RECORD SET |

******************************

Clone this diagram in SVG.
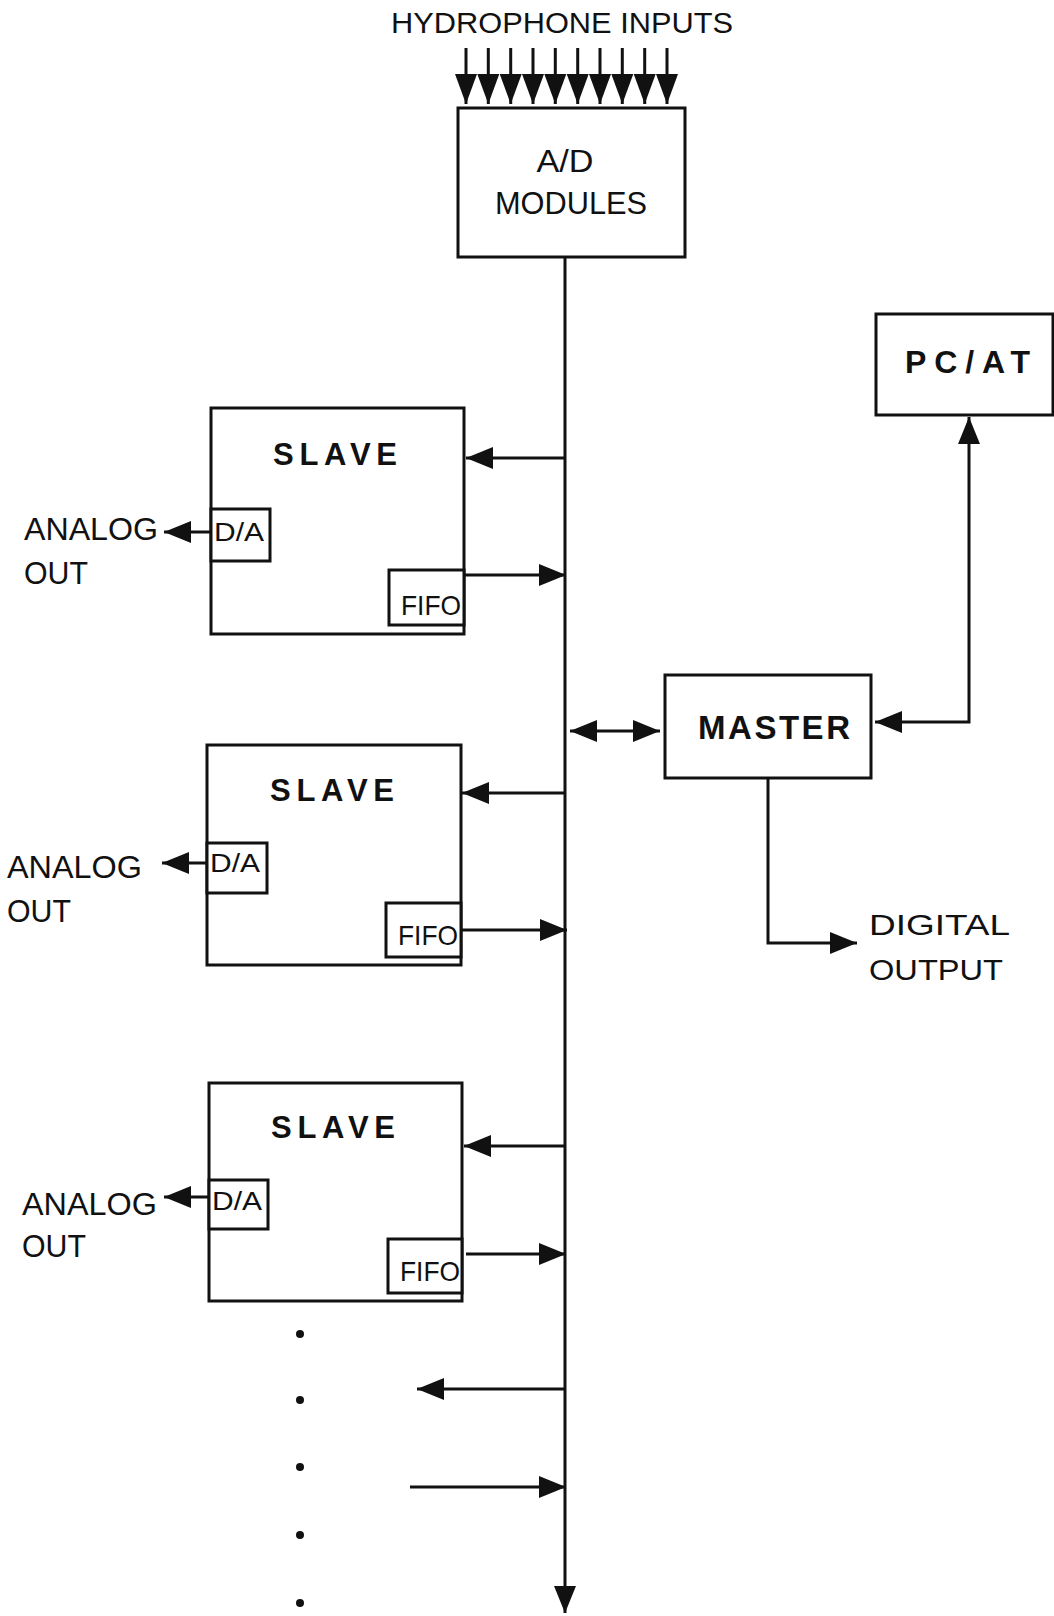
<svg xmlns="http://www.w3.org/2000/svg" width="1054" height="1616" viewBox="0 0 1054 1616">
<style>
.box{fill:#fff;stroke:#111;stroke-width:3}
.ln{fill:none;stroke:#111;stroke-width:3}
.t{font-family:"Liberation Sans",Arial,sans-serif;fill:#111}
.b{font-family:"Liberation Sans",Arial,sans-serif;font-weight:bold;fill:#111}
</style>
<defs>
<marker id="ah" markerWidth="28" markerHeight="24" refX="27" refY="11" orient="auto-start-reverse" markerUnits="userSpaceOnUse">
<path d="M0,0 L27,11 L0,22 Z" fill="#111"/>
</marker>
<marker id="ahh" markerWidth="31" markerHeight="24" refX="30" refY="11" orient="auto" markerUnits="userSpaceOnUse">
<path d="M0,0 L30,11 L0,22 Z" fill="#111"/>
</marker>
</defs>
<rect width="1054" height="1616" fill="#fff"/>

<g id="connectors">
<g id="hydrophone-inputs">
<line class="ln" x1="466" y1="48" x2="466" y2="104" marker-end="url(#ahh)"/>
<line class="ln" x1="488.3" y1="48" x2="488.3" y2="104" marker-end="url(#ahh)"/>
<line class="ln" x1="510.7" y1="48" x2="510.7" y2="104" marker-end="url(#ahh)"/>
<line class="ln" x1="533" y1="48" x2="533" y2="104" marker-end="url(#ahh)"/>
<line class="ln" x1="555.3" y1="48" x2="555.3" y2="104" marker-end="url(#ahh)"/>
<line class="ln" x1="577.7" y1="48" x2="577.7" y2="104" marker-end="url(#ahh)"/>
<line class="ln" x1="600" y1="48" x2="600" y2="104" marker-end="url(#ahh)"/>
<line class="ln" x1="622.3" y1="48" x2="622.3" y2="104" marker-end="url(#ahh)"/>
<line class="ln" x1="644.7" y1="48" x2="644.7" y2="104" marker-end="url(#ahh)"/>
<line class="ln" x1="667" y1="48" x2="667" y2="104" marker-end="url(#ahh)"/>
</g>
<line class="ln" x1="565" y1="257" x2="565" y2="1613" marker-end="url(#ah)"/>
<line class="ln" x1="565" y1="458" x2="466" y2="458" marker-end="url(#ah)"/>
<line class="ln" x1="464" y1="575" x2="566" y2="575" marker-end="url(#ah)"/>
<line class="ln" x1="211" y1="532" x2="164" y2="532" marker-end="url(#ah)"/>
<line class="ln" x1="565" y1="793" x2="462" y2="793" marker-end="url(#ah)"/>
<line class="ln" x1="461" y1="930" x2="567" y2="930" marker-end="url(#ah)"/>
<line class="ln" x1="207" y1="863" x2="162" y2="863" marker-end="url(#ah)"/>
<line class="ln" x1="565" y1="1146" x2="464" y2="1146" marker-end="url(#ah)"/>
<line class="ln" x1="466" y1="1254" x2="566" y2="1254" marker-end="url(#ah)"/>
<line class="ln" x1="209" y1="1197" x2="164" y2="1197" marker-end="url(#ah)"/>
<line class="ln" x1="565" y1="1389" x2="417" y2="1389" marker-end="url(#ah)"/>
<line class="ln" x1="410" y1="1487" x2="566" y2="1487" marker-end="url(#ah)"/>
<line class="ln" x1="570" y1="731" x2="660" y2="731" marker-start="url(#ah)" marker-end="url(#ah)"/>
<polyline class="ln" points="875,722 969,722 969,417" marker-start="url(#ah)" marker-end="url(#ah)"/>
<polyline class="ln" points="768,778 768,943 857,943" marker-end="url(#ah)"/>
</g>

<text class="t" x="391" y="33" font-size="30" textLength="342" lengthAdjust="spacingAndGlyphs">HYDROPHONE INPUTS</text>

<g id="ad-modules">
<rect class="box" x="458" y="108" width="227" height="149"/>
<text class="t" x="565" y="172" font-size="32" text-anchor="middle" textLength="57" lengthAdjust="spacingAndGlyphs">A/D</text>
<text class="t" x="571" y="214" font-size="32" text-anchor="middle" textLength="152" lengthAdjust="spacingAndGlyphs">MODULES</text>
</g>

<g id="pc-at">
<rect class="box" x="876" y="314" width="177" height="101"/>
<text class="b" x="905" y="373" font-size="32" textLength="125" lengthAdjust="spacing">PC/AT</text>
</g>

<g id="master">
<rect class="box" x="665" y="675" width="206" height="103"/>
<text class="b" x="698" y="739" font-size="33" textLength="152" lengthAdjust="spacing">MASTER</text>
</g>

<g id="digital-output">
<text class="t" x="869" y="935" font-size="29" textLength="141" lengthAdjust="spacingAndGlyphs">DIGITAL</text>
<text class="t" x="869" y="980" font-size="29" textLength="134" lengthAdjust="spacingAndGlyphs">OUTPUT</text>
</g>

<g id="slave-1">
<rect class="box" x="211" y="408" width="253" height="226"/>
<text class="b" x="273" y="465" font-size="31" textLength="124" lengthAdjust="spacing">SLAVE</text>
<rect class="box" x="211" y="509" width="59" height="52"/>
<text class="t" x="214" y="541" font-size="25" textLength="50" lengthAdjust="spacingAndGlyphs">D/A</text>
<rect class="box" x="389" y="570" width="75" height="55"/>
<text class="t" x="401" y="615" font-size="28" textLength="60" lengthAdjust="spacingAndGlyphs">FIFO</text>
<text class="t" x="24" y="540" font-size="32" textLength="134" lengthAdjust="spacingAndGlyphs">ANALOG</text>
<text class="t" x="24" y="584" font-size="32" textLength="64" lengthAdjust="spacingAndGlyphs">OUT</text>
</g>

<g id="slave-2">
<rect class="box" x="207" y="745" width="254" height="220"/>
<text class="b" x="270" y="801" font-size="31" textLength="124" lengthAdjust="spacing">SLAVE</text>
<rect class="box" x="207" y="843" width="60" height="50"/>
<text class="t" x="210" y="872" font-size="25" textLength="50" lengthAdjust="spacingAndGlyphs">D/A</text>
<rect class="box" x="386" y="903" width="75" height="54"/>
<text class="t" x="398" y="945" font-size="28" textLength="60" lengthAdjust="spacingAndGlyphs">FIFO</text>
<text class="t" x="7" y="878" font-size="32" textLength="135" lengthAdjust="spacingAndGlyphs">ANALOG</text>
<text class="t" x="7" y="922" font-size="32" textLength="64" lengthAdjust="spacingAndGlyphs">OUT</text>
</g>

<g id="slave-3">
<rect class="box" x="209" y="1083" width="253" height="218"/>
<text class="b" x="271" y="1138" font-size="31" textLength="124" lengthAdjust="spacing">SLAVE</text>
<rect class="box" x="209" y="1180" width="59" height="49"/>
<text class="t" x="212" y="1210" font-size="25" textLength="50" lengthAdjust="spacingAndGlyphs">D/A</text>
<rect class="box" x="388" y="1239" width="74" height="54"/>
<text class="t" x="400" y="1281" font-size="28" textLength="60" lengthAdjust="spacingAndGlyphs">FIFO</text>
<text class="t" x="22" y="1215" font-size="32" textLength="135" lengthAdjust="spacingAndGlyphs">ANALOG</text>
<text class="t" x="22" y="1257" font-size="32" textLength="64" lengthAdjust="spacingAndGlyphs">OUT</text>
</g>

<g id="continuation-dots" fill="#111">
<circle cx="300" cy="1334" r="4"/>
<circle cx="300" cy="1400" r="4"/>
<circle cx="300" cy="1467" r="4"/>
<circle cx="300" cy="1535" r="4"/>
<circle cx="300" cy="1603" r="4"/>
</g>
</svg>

******************************

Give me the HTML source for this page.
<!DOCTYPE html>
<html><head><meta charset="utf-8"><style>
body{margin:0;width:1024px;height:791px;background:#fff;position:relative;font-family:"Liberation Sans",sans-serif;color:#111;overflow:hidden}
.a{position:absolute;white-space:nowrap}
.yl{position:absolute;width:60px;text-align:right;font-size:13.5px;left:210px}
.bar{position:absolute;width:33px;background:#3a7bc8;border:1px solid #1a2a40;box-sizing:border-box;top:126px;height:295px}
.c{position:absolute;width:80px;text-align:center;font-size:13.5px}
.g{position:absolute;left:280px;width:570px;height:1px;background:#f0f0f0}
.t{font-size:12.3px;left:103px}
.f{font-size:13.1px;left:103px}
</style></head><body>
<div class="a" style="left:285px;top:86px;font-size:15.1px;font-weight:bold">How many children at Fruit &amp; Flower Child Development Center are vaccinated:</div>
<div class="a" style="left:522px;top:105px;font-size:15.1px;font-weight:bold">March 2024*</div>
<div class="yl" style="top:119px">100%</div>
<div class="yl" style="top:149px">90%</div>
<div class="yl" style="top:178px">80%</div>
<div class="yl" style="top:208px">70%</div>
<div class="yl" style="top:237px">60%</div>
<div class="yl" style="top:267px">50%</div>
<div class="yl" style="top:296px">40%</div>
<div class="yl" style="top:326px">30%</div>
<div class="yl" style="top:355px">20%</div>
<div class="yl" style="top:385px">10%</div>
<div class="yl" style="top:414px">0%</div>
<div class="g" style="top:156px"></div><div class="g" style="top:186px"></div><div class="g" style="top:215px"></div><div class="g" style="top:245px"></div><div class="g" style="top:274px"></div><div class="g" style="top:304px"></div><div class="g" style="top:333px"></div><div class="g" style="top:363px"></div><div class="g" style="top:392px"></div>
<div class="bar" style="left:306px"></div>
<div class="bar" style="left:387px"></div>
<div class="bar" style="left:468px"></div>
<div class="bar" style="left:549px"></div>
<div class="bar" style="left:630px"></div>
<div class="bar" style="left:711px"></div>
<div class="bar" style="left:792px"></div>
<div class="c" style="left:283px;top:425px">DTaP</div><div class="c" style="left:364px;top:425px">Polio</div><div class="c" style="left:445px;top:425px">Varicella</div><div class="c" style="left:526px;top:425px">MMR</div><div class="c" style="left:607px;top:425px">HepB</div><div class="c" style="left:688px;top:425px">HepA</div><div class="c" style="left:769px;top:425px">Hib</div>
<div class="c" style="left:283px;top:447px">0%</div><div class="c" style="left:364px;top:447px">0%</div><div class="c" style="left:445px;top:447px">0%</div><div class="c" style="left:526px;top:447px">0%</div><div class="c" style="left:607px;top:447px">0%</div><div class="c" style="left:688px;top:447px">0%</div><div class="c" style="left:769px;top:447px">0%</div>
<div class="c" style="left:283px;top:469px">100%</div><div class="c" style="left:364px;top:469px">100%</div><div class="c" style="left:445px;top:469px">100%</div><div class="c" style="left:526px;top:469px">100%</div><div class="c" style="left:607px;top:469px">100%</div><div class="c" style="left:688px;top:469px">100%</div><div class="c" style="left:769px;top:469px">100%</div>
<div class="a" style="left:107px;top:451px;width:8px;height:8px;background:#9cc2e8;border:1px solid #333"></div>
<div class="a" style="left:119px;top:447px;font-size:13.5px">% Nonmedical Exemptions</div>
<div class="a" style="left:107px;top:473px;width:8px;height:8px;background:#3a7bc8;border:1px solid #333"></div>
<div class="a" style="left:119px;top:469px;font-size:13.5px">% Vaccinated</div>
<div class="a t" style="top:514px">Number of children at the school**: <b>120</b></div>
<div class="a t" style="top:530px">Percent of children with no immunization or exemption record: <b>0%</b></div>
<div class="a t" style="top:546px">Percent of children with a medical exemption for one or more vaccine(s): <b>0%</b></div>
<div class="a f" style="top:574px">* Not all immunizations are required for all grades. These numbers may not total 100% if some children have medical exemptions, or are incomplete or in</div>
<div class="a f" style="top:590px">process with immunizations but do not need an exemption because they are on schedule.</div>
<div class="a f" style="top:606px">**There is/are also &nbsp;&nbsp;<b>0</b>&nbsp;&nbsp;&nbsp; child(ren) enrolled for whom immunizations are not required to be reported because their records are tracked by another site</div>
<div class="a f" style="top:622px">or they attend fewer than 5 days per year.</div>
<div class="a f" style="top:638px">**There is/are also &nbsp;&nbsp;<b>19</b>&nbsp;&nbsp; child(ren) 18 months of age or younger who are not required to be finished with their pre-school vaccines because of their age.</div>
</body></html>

******************************

GOAL OF THE EXERCISE |
Which lines hold the string "this"? Copy all of them from the data above.

FULL OUTPUT |
Clone this diagram in SVG.
Give me the HTML source for this page.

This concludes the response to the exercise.